** DATA FOR THIS TASK **
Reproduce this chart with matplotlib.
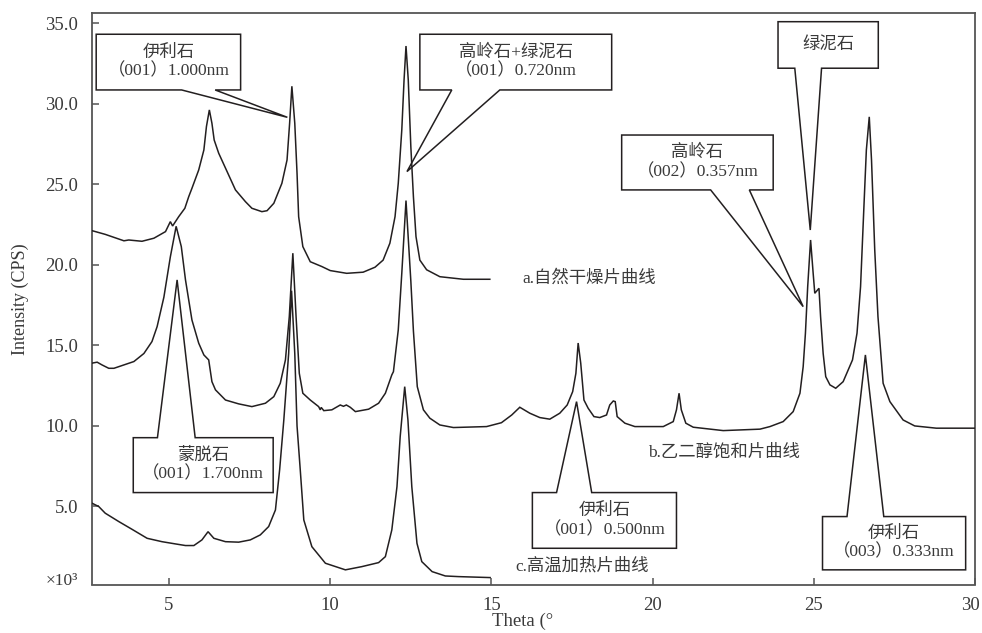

* * *

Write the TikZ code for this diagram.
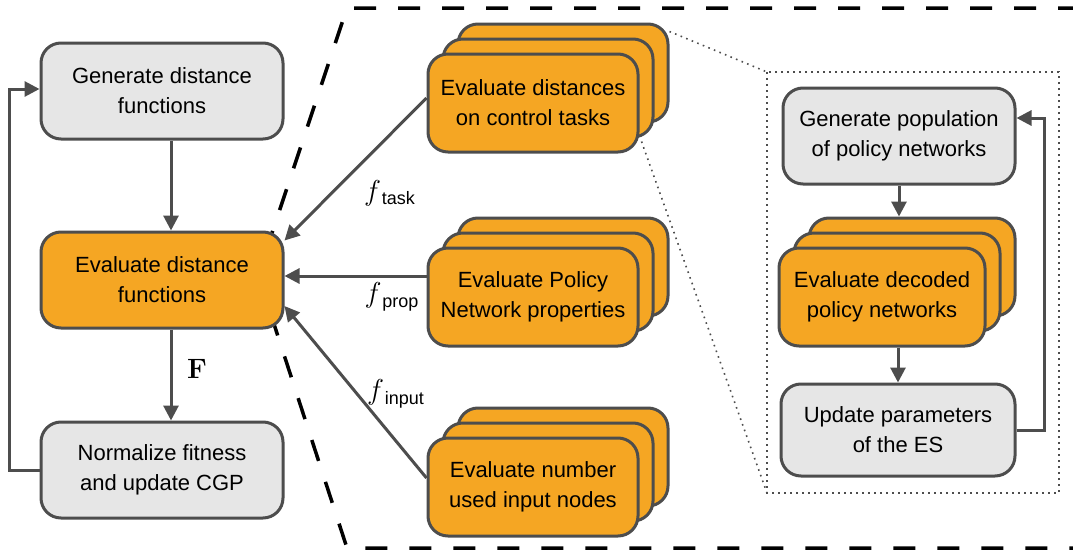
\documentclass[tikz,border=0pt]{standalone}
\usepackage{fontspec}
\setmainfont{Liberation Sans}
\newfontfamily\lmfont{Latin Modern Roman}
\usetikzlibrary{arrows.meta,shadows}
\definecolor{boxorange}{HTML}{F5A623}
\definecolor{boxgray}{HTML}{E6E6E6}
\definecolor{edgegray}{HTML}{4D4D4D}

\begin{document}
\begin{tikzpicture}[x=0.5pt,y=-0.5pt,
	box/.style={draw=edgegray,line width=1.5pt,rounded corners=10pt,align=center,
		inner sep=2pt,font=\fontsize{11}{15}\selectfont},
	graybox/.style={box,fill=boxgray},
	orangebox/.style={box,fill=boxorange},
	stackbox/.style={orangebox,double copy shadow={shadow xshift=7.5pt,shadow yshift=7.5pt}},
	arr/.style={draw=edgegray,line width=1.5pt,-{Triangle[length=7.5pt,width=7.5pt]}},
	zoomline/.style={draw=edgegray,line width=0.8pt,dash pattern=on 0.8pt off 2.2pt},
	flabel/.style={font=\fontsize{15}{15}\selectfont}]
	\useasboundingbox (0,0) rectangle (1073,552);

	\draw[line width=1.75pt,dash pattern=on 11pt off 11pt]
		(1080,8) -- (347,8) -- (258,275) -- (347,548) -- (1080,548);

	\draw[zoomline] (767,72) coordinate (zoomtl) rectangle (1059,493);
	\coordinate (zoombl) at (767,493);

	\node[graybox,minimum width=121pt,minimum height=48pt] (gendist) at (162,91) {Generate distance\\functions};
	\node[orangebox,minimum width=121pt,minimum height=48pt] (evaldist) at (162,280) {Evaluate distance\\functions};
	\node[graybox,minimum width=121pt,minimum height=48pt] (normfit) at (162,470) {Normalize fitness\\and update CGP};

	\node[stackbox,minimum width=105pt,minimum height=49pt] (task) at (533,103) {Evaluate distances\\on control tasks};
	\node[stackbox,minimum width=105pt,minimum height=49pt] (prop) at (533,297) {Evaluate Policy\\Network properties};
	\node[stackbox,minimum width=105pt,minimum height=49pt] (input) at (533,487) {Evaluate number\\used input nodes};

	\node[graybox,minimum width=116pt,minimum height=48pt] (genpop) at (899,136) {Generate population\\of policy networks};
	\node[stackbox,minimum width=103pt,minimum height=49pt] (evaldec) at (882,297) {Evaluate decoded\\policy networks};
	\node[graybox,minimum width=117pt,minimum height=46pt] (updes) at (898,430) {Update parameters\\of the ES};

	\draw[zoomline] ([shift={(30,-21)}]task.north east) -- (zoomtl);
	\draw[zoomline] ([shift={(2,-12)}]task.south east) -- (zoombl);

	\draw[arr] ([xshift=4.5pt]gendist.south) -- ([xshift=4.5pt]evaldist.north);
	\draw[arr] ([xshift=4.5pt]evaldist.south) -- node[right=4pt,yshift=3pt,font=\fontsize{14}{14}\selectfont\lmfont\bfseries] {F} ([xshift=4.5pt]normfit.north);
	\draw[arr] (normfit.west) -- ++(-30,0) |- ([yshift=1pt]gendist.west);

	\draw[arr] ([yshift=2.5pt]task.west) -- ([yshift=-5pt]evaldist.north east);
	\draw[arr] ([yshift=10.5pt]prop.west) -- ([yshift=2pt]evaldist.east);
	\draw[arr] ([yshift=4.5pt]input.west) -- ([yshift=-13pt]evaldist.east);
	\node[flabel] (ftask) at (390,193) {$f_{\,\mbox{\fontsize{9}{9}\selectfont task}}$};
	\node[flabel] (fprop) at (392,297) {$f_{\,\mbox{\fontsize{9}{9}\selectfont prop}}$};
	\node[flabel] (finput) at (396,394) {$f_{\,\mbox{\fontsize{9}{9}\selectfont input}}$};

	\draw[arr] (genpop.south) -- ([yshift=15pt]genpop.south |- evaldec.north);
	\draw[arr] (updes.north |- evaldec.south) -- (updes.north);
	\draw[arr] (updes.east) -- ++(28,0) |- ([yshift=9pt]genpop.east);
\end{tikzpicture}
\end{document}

** DESCRIPTION OF THE TASK **
Repeat only the lines from the one holding "Write the TikZ code for this diagram." to the one holding "(1080,8) -- (347,8)", both ends included, and drop the images.

** RESULT FOR THIS TASK **
Write the TikZ code for this diagram.
\documentclass[tikz,border=0pt]{standalone}
\usepackage{fontspec}
\setmainfont{Liberation Sans}
\newfontfamily\lmfont{Latin Modern Roman}
\usetikzlibrary{arrows.meta,shadows}
\definecolor{boxorange}{HTML}{F5A623}
\definecolor{boxgray}{HTML}{E6E6E6}
\definecolor{edgegray}{HTML}{4D4D4D}

\begin{document}
\begin{tikzpicture}[x=0.5pt,y=-0.5pt,
	box/.style={draw=edgegray,line width=1.5pt,rounded corners=10pt,align=center,
		inner sep=2pt,font=\fontsize{11}{15}\selectfont},
	graybox/.style={box,fill=boxgray},
	orangebox/.style={box,fill=boxorange},
	stackbox/.style={orangebox,double copy shadow={shadow xshift=7.5pt,shadow yshift=7.5pt}},
	arr/.style={draw=edgegray,line width=1.5pt,-{Triangle[length=7.5pt,width=7.5pt]}},
	zoomline/.style={draw=edgegray,line width=0.8pt,dash pattern=on 0.8pt off 2.2pt},
	flabel/.style={font=\fontsize{15}{15}\selectfont}]
	\useasboundingbox (0,0) rectangle (1073,552);

	\draw[line width=1.75pt,dash pattern=on 11pt off 11pt]
		(1080,8) -- (347,8) -- (258,275) -- (347,548) -- (1080,548);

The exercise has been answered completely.